Pero el día D era el 7 de enero, y confieso que ya llegué un poco nervioso al seminario. Es una oportunidad en la que se saluda a muchos sacerdotes, pero esta vez con el matiz del reconocimiento por los 25 años. A los homenajeados nos ubicaron en la primera fila del salón de actos. En mi grupo de plata éramos seis, y me ocurría casi lo contrario que con los salesianos en cuanto a relación: había dos africanos nuevos en la diócesis, dos compañeros que conocía de vista y solo con José Antonio Sequeda he tenido más contacto por los veranos, cuando él atiende la capilla de Isla Cristina.

Antonio Manuel salió a pronunciar unas palabras en nombre de nuestro grupo. La verdad es que, si hubiera tenido que hacerlo yo, no creo que hubiese sido capaz, porque estaba muy emocionado. Me venían a la memoria mis inicios en la diócesis, lo arduo de llegar de fuera e integrarte en un colectivo, los compañeros que me acogieron y me ayudaron a dar los primeros pasos como párroco novato: Joaquín Obando y Ángel Vinagre, que ya se fueron con Diosito, José Antonio Salguero, Lolo (que también es de esta promoción), Guadi, autor de la imagen de cabecera de esta entrada, gracias… Y también quienes, más adelante, me sostuvieron y creyeron en mí: Paco Sayago, Antonio Becerra, Juan Román, Antonio Sáenz y otros, todos allí presentes. Qué alegría.

Extrañé mucho a Manolo Calvino, porque además era el delegado del clero y organizaba estos eventos con primor (la comida hubiera sido mucho mejor sin duda con él detrás). Se me saltaban las lágrimas, y ahorita también mientras escribo, recordando sus detalles, su escucha, su delicadeza, su sagacidad evangélica y su camaradería con sabor a crema de queso en su casa de Oliva. Me sigue haciendo mucha falta y sé que se habrá recreado desde el cielo viéndome alcanzar el borrego.
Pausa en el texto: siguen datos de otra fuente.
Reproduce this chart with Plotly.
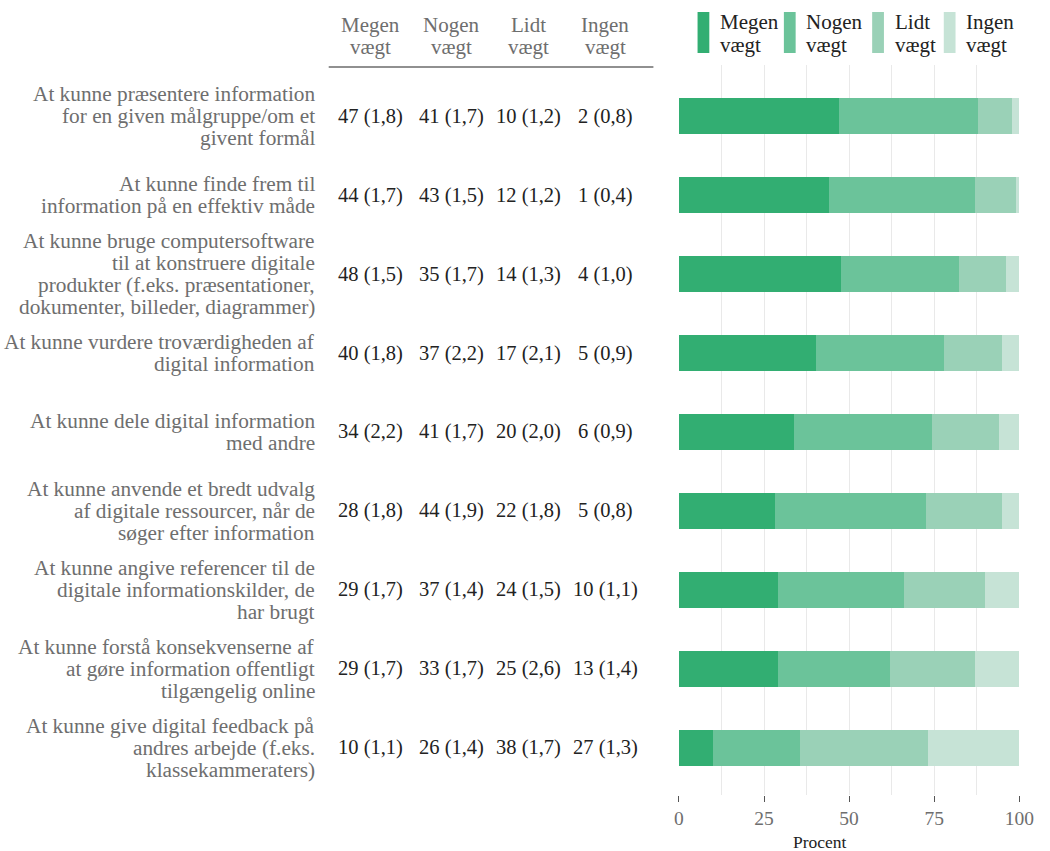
import plotly.graph_objects as go

FONT = "Liberation Serif"
W, H = 1050, 851

items = [
    "At kunne præsentere information<br>for en given målgruppe/om et<br>givent formål",
    "At kunne finde frem til<br>information på en effektiv måde",
    "At kunne bruge computersoftware<br>til at konstruere digitale<br>produkter (f.eks. præsentationer,<br>dokumenter, billeder, diagrammer)",
    "At kunne vurdere troværdigheden af<br>digital information",
    "At kunne dele digital information<br>med andre",
    "At kunne anvende et bredt udvalg<br>af digitale ressourcer, når de<br>søger efter information",
    "At kunne angive referencer til de<br>digitale informationskilder, de<br>har brugt",
    "At kunne forstå konsekvenserne af<br>at gøre information offentligt<br>tilgængelig online",
    "At kunne give digital feedback på<br>andres arbejde (f.eks.<br>klassekammeraters)",
]

categories = ["Megen vægt", "Nogen vægt", "Lidt vægt", "Ingen vægt"]

megen = [47, 44, 48, 40, 34, 28, 29, 29, 10]
nogen = [41, 43, 35, 37, 41, 44, 37, 33, 26]
lidt = [10, 12, 14, 17, 20, 22, 24, 25, 38]
ingen = [2, 1, 4, 5, 6, 5, 10, 13, 27]

megen_se = ["1,8", "1,7", "1,5", "1,8", "2,2", "1,8", "1,7", "1,7", "1,1"]
nogen_se = ["1,7", "1,5", "1,7", "2,2", "1,7", "1,9", "1,4", "1,7", "1,4"]
lidt_se = ["1,2", "1,2", "1,3", "2,1", "2,0", "1,8", "1,5", "2,6", "1,7"]
ingen_se = ["0,8", "0,4", "1,0", "0,9", "0,9", "0,8", "1,1", "1,4", "1,3"]

colors = ["#32ae72", "#6bc39a", "#9ad1b7", "#c6e3d6"]

series = [megen, nogen, lidt, ingen]
ses = [megen_se, nogen_se, lidt_se, ingen_se]
rows = list(range(len(items)))
totals = [sum(s[i] for s in series) for i in rows]


def px(x):
    return x / W


def py(y):
    return 1 - y / H


fig = go.Figure()
for name, vals, col in zip(categories, series, colors):
    fig.add_trace(go.Bar(
        y=rows, x=[v / t * 100 for v, t in zip(vals, totals)], name=name,
        orientation="h", marker=dict(color=col, line=dict(width=0)), width=0.46,
        showlegend=False, customdata=vals, hovertemplate="%{customdata}<extra></extra>",
    ))

anns = []
LH = 22


def multiline(text, x, y, yref, xanchor, size, color, lh=LH):
    lines = text.split("<br>")
    n = len(lines)
    for k, ln in enumerate(lines):
        anns.append(dict(x=x, y=y, xref="paper", yref=yref, text=ln,
                         showarrow=False, xanchor=xanchor, yanchor="middle",
                         yshift=-(k - (n - 1) / 2) * lh,
                         font=dict(family=FONT, size=size, color=color)))


# item labels
for i, lab in enumerate(items):
    multiline(lab, px(318), i, "y", "right", 21.3, "#6e6e6e")

# table
col_x = [373, 455, 534, 612]
for cx, cat, vals, se in zip(col_x, categories, series, ses):
    multiline(cat.replace(" ", "<br>"), px(cx), py(36), "paper", "center", 21, "#6e6e6e")
    for i in rows:
        anns.append(dict(x=px(cx), y=i, xref="paper", yref="y",
                         text=f"{vals[i]} ({se[i]})", showarrow=False, yanchor="middle",
                         font=dict(family=FONT, size=20.5, color="#222222")))

shapes = [dict(type="line", xref="paper", yref="paper", x0=px(330), x1=px(661),
               y0=py(67), y1=py(67), line=dict(color="#222222", width=1.2))]

# legend
leg_x = [706, 794, 884, 957]
for lx, cat, col in zip(leg_x, categories, colors):
    shapes.append(dict(type="rect", xref="paper", yref="paper",
                       x0=px(lx), x1=px(lx + 12), y0=py(53), y1=py(12),
                       fillcolor=col, line=dict(width=0)))
    multiline(cat.replace(" ", "<br>"), px(lx + 21), py(33), "paper", "left", 21, "#222222", 23)

# axis title
anns.append(dict(x=px(860), y=py(842), xref="paper", yref="paper", text="Procent",
                 showarrow=False, yanchor="middle",
                 font=dict(family=FONT, size=17.5, color="#222222")))

# start smaller than the window (body margin is 8px), then grow to full size
fig.update_layout(
    width=W - 16, height=H - 16, barmode="stack", autosize=False,
    margin=dict(l=0, r=0, t=0, b=0),
    paper_bgcolor="white", plot_bgcolor="white",
    font=dict(family=FONT),
    xaxis=dict(domain=[px(687), px(1034)], range=[0, 100], tickvals=[0, 25, 50, 75, 100],
               showgrid=True, gridcolor="#e9e9e9", gridwidth=1.3,
               minor=dict(dtick=12.5, showgrid=True, gridcolor="#e9e9e9", gridwidth=1.3),
               ticks="outside", ticklen=6, tickcolor="#555555", tickwidth=1.3,
               tickfont=dict(family=FONT, size=19.5, color="#6e6e6e"),
               ticklabeloverflow="allow",
               zeroline=False, showline=False),
    yaxis=dict(domain=[py(795), py(65)], range=[8.6, -0.65], showticklabels=False,
               showgrid=False, zeroline=False, ticks=""),
    annotations=anns, shapes=shapes,
)

post = (
    "document.documentElement.style.overflow='hidden';"
    "document.body.style.overflow='hidden';"
    "document.body.style.margin='0';"
    "var gd=document.getElementById('{plot_id}');"
    "gd.style.width='%dpx';gd.style.height='%dpx';"
    "Plotly.relayout(gd,{width:%d,height:%d});" % (W, H, W, H)
)

fig.write_html(
    "out.html",
    config={"displayModeBar": False, "responsive": False},
    post_script=post,
)
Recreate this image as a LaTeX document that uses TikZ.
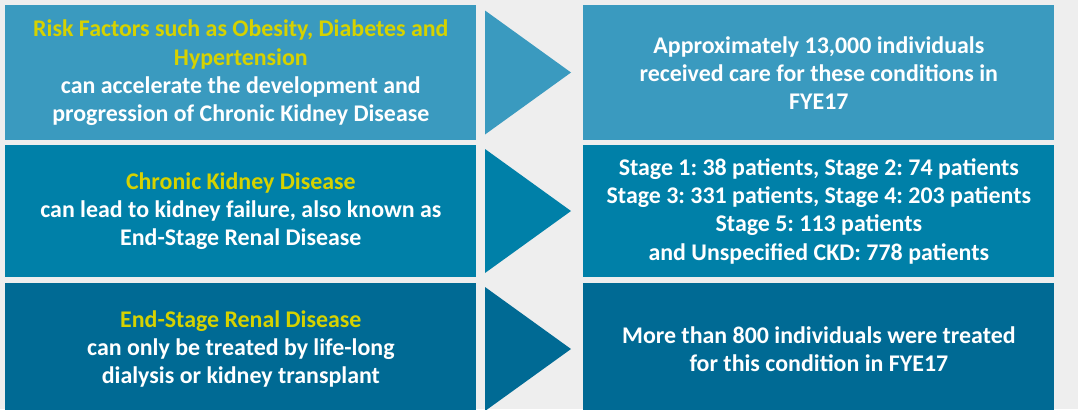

Llegó la hora de subir a recibir la distinción, que es simplemente un pin de plata con el símbolo de la diócesis: el cordero que identifica a San Juan Bautista, nuestro patrón. Aunque era el único que no llevaba alzacuellos, me había comprado, asesorado por mis hermanas Susana y Berta, una chaqueta para la ocasión; pero pucha, no tiene ojal, así que el arzobispo encontró sus dificultades para colocarme la insignia y al final me la puso en el jersey. Así ha sido mi vida en Mérida-Badajoz: como un parto difícil, pero con desenlace feliz; siempre distinto, pero uno más.

Luego, los agasajados nos colocamos entre los concelebrantes principales ¡y con casulla! Unos leyeron las peticiones y a mí me tocó llevar el cáliz. Más tarde, en el almuerzo, ocupamos asientos en la mesa presidencial. Eso fue todo, con algunas fotos entre medio. Por eso me gusta esta celebración, muy sencilla, discreta y fraterna. Ya estoy “empinado”, como dice con chispa Eugenio Campanario, y ya terminaron los festejos. El 6 de mayo, si paro en Iquitos, me iré a tomar un helado de aguaje.

Pero sigo en estado de agradecimiento y una mijita de orgullo, disculpen ustedes. El pin del borrego es como la estrella del mundial sobre el escudo de la selección: nadies te lo puede quitar. La señal de una historia -trancas y barrancas, aciertos y batacazos- plenamente vivida y lograda.